11 Nov AFA Offers Fertility Resources to Members of Armed Services
Since all of us were together in New York recently for the American Fertility Association’s Illuminations event (see our recent post about the event and honorees Nia Vardalos and Dr. Alan S. Penzias, M.D.), the AFA board took the opportunity to meet. Recent statistics show that one in eight U.S. couples is experiencing infertility of one kind or another, and those numbers include members of our military. Among the topics the board discussed was the AFA’s recent initiative to help members of the U.S. armed forces and their families by providing information and resources and by asking our members to consider providing discounted infertility treatment and preservation services to service members. International Fertility Law Group is supporting this program by offering discounted rates.
To help ensure military families have the information they need, the AFA recently published a new handbook, “Combating Infertility During Military Service.” The AFA handbook includes information on services and treatment options and guidance for service members and family members who are undergoing treatment, including a list of questions to ask clinics or care providers.
As the handbook points out, all couples or individuals facing infertility face numerous stressors: the need to determine the cause of the infertility, the decision whether or not to undergo infertility treatment, and in the event treatment fails, whether to consider ART, adoption or remaining childless. For individuals serving in the military, those stresses often are intensified by pending deployments, remote service, limited financial resources, frequent moves, family separations and other issues. Active duty military and reservists deployed for longer than 30 days are entitled to free health care, which includes some types of infertility treatments, but typically does not include assisted reproductive technologies such as in vitro fertilization, or preservation methods such as freezing of eggs or sperm. Military health benefits do not cover cost of egg donation, sperm donation or surrogacy. A handful of Military Treatment Facilities in the U.S. provide limited types of ART usually at lower cost than private clinics, but the cost of treatment is borne by the service member. Service members choosing to be treated at an MTF are likely to be wait-listed and may have to travel long distances for treatment.
The AFA also encourages service members who will be deployed to combat zones and want to start families at some future time to consider freezing, or cryopreserving, sperm, eggs or embryos. Cryopreservation is not included in military health benefits and is usually not covered by standard health insurance policies. A list of facilities offering discounted services to military members can be found at www.afa.org.

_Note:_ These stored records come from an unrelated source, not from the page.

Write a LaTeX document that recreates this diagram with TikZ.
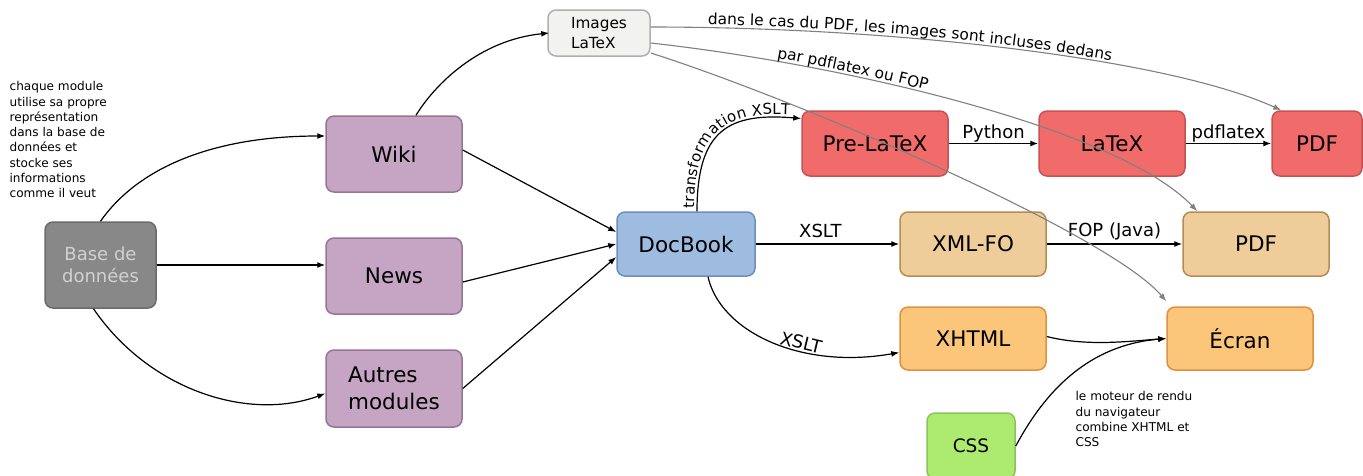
\documentclass[tikz,border=0pt]{standalone}
\usepackage{fontspec}
\setmainfont{DejaVu Sans}
\usetikzlibrary{arrows.meta,decorations.text}

\definecolor{mauve}{HTML}{C6A5C4}\definecolor{mauveline}{HTML}{957596}
\definecolor{rouge}{HTML}{F26B6B}\definecolor{rougeline}{HTML}{C55353}
\definecolor{beige}{HTML}{EFCD9B}\definecolor{beigeline}{HTML}{B58D50}
\definecolor{orange}{HTML}{FCC67A}\definecolor{orangeline}{HTML}{E0913F}
\definecolor{vert}{HTML}{ADEA70}\definecolor{vertline}{HTML}{8CC35C}
\definecolor{bleu}{HTML}{9DBCDF}\definecolor{bleuline}{HTML}{6D8FC0}
\definecolor{gris}{HTML}{888888}\definecolor{grisline}{HTML}{6B6B6B}
\definecolor{blanc}{HTML}{F2F2F0}\definecolor{blancline}{HTML}{AFAFAF}
\definecolor{fleche}{HTML}{808080}

\newcommand\boxfont{\fontsize{21.5}{27}\selectfont}
\newcommand\edgefont{\fontsize{18}{22}\selectfont}
\newcommand\curvefont{\fontsize{15.4}{18}\selectfont}
\newcommand\annotfont{\fontsize{12.1}{15.3}\selectfont}

\begin{document}
\begin{tikzpicture}[x=1pt,y=-1pt,>={Latex[length=8pt,width=6pt]},->,line width=1.2pt,
  box/.style={draw,rounded corners=8pt,line width=1.5pt,inner sep=0pt,align=center,font=\boxfont},
  module/.style={box,fill=mauve,draw=mauveline,minimum width=136pt,minimum height=76pt},
  latexbox/.style={box,fill=rouge,draw=rougeline,minimum width=146pt,minimum height=65pt},
  fobox/.style={box,fill=beige,draw=beigeline,minimum width=146pt,minimum height=64pt},
  webbox/.style={box,fill=orange,draw=orangeline,minimum width=146pt,minimum height=63pt},
  lbl/.style={font=\edgefont,inner sep=1pt},
  note/.style={font=\annotfont,align=left,inner sep=0pt,anchor=north west},
  grey/.style={draw=fleche,line width=1.1pt}]
\useasboundingbox (0,0) rectangle (1363,475);

% sources
\node[box,fill=gris,draw=grisline,text=black!18,font=\fontsize{18}{22}\selectfont,
  minimum width=111pt,minimum height=86pt] (base) at (100.5,265) {Base de\\données};
\node[module] (wiki) at (394,154) {Wiki};
\node[module] (news) at (394,276) {News};
\node[module,minimum height=77pt,align=left] (autres) at (394,388.5) {Autres\\modules};
\node[box,fill=blanc,draw=blancline,align=left,font=\fontsize{15.3}{20}\selectfont,
  minimum width=102pt,minimum height=46pt] (images) at (599,33) {Images\\LaTeX};
\node[box,fill=bleu,draw=bleuline,minimum width=138pt,minimum height=64pt] (docbook) at (686,244) {DocBook};

% sorties
\node[latexbox] (prelatex) at (875,143.5) {Pre-LaTeX};
\node[latexbox] (latex) at (1112,143.5) {LaTeX};
\node[latexbox,minimum width=90pt] (pdfa) at (1317,143.5) {PDF};
\node[fobox] (xmlfo) at (973,244) {XML-FO};
\node[fobox] (pdfb) at (1256,244) {PDF};
\node[webbox] (xhtml) at (973,338.5) {XHTML};
\node[webbox] (ecran) at (1240,338.5) {Écran};
\node[box,fill=vert,draw=vertline,font=\fontsize{18.5}{22}\selectfont,
  minimum width=88pt,minimum height=66pt] (css) at (971,446) {CSS};

\node[note] (notebase) at (9,81) {chaque module\\utilise sa propre\\représentation\\dans la base de\\données et\\stocke ses\\informations\\comme il veut};
\node[note] (notecss) at (1075,391) {le moteur de rendu\\du navigateur\\combine XHTML et\\CSS};

% base -> modules -> docbook
\draw (base.north) .. controls +(40,-57) and +(-106,0) .. ([yshift=18pt]wiki.west);
\draw (base.east) -- (base.east -| news.west);
\draw ([xshift=-7pt]base.south) .. controls +(56,82) and +(-76,28) .. ([yshift=-5pt]autres.west);
\draw ([xshift=22pt]wiki.north) .. controls +(19,-31) and +(-70,7) .. ([xshift=2pt]images.west);
\draw ([yshift=4pt]wiki.east) -- ([yshift=12pt]docbook.west);
\draw ([yshift=-6pt]news.east) -- (docbook.west);
\draw (autres.east) -- ([yshift=-13pt]docbook.west);

% chaines de sortie
\draw ([xshift=11pt]docbook.north) .. controls +(0,-82) and +(-72,-6) .. ([yshift=25pt]prelatex.west)
  [postaction={decorate,decoration={text along path,raise=3pt,text align={left indent=3pt},
  text={|\fontsize{15}{17}\selectfont|transformation XSLT}}}];
\draw (prelatex) -- node[lbl,above] {Python} (latex);
\draw (latex) -- node[lbl,above] {pdflatex} (pdfa);
\draw (docbook.east) -- node[lbl,above=5pt,pos=.45] {XSLT} (xmlfo.west);
\draw (xmlfo) -- node[lbl,above=2pt] {FOP (Java)} (pdfb);
\draw ([xshift=22pt]docbook.south) .. controls +(12,54) and +(-100,17.5) .. node[lbl,sloped,above,pos=.63] {XSLT} ([yshift=-14pt]xhtml.west);
\draw ([yshift=2pt]xhtml.east) .. controls +(40,10) and +(-40,3) .. (ecran.west);
\draw (css.east) .. controls +(30,-56) and +(-77,6.5) .. (ecran.west);

% images
\draw[grey] ([yshift=6pt]images.east) .. controls +(248,0) and +(-112,-51) .. ([xshift=10pt]pdfa.north west)
  [postaction={decorate,decoration={text along path,raise=3pt,text align={left indent=57pt},
  text={|\curvefont|dans le cas du PDF, les images sont incluses dedans}}}];
\draw[grey] ([yshift=-10pt]images.east) .. controls +(198,22) and +(-78,-82) .. ([xshift=15pt]pdfb.north west)
  [postaction={decorate,decoration={text along path,raise=3pt,text align={left indent=127pt},
  text={|\curvefont|par pdflatex ou FOP}}}];
\draw[grey] ([yshift=-20pt]images.east) .. controls +(148,47) and +(-57,-67) .. ([yshift=5pt]ecran.north west);
\end{tikzpicture}
\end{document}
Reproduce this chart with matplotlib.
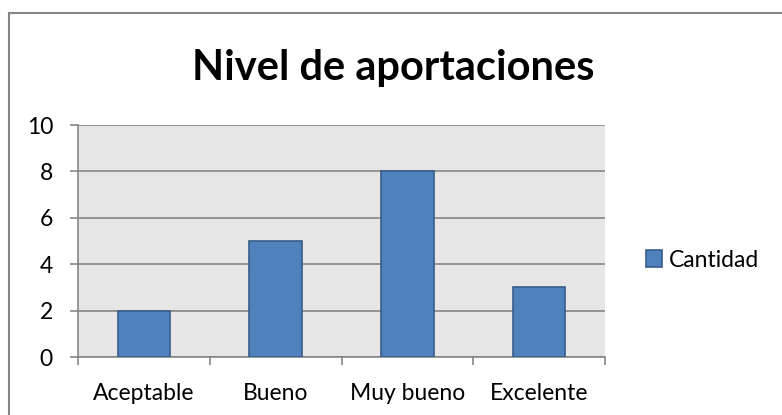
import matplotlib.pyplot as plt
from matplotlib.patches import Rectangle

categories = ['Aceptable', 'Bueno', 'Muy bueno', 'Excelente']
cantidad = [2, 5, 8, 3]
y_ticks = [0, 2, 4, 6, 8, 10]

plt.rcParams['font.family'] = ['Lato', 'DejaVu Sans']

W, H = 782, 415
fig = plt.figure(figsize=(W / 100, H / 100), dpi=100)

# plot area in pixels: left 78, right 605, top 125, bottom 357
ax = fig.add_axes([78 / W, 1 - 357 / H, (605 - 78) / W, (357 - 125) / H])
ax.set_facecolor('#e6e6e6')

x = range(len(categories))
ax.bar(x, cantidad, width=0.4, color='#4f81bd', edgecolor='#385d8a',
       linewidth=1.2, label='Cantidad', zorder=3)

ax.set_xlim(-0.5, len(categories) - 0.5)
ax.set_ylim(0, 10)
ax.set_yticks(y_ticks)
ax.set_yticklabels([str(v) for v in y_ticks], fontsize=16.5)
ax.yaxis.grid(True, color='#868686', linewidth=1.2, zorder=1)
ax.set_axisbelow(True)

ax.set_xticks([i for i in x])
ax.set_xticklabels(categories, fontsize=16.5)
ax.tick_params(axis='x', length=0, pad=19)
ax.set_xticks([i - 0.5 for i in range(len(categories) + 1)], minor=True)
ax.tick_params(axis='x', which='minor', length=6, color='#868686', width=1.2)
ax.tick_params(axis='y', length=6, color='#868686', width=1.2, pad=12)

for s in ['top', 'right']:
    ax.spines[s].set_visible(False)
for s in ['left', 'bottom']:
    ax.spines[s].set_color('#868686')
    ax.spines[s].set_linewidth(1.2)

fig.text(393 / W, 1 - 68 / H, 'Nivel de aportaciones', ha='center', va='center',
         fontsize=30, fontweight='bold')

leg = fig.legend(loc='center left', bbox_to_anchor=(646 / W, 1 - 260 / H),
                 frameon=False, fontsize=16.5, handlelength=0.7, handleheight=0.7,
                 handletextpad=0.3, borderaxespad=0, borderpad=0)

fig.patches.append(Rectangle((8.5 / W, -0.05), 1.0, 1 - 13 / H + 0.05,
                             transform=fig.transFigure, fill=False,
                             edgecolor='#868686', linewidth=1.5))

fig.savefig('out.png', dpi=100)
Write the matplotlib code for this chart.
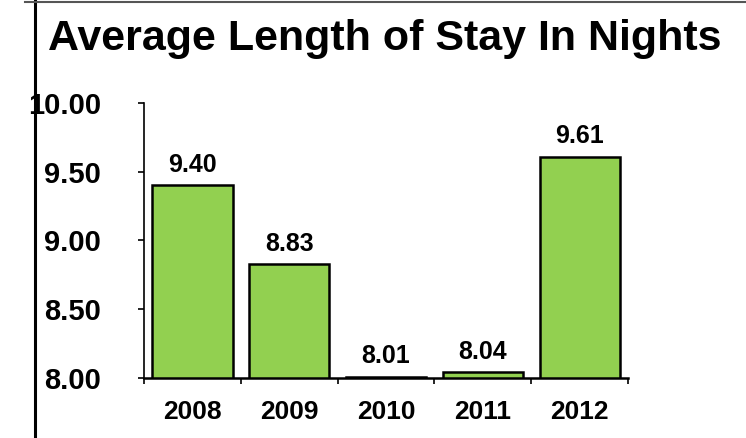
import matplotlib.pyplot as plt
from matplotlib.lines import Line2D

# data
years = ['2008', '2009', '2010', '2011', '2012']
nights = [9.40, 8.83, 8.01, 8.04, 9.61]
yticks = [8.00, 8.50, 9.00, 9.50, 10.00]

plt.rcParams['font.family'] = ['Liberation Sans', 'DejaVu Sans']
plt.rcParams['font.weight'] = 'bold'

fig = plt.figure(figsize=(7.46, 4.38), dpi=100)
ax = fig.add_axes([0.193, 0.137, 0.649, 0.628])

x = range(len(years))
bars = ax.bar(x, nights, width=0.83, bottom=0, color='#92d050',
              edgecolor='black', linewidth=1.8)
ax.set_ylim(8, 10)
ax.set_xlim(-0.5, len(years) - 0.5)

for xi, v in zip(x, nights):
    ax.annotate(f'{v:.2f}', (xi, v), xytext=(0, 6), textcoords='offset points',
                ha='center', va='bottom', fontsize=18, fontweight='bold')

ax.set_yticks(yticks)
ax.set_yticklabels([f'{t:.2f}' for t in yticks], fontsize=21, fontweight='bold')
ax.tick_params(axis='y', direction='out', length=4, width=1.2, pad=27)

# category labels between boundary ticks
ax.set_xticks([i + 0.5 for i in range(-1, len(years))])
ax.set_xticklabels([])
ax.tick_params(axis='x', direction='out', length=4, width=1.2)
for xi, yr in zip(x, years):
    ax.text(xi, -0.08, yr, transform=ax.get_xaxis_transform(), ha='center', va='top',
            fontsize=19, fontweight='bold')

for s in ['top', 'right']:
    ax.spines[s].set_visible(False)
ax.spines['left'].set_linewidth(1.2)
ax.spines['bottom'].set_linewidth(1.8)

fig.text(0.064, 0.91, 'Average Length of Stay In Nights', ha='left', va='center',
         fontsize=31, fontweight='bold')

# frame lines at the left and top
fig.add_artist(Line2D([35 / 746, 35 / 746], [0, 1], color='black', linewidth=2.2,
                      transform=fig.transFigure))
fig.add_artist(Line2D([25 / 746, 1], [0.995, 0.995], color='#555555', linewidth=1.5,
                      transform=fig.transFigure))

fig.savefig('out.png', dpi=100)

We owe a lot to the men and women who sacrifice their comfort, safety and security so that the rest of us can enjoy those privileges. As AFA Executive Director Ken Mosesian put it so eloquently in announcing publication of the military handbook, “Our veterans and those who are serving in the uniformed and armed services have given all they have to this nation. We are compelled to do all we can to assist them in having a family as a means of demonstrating our heartfelt appreciation for their sacrifice.”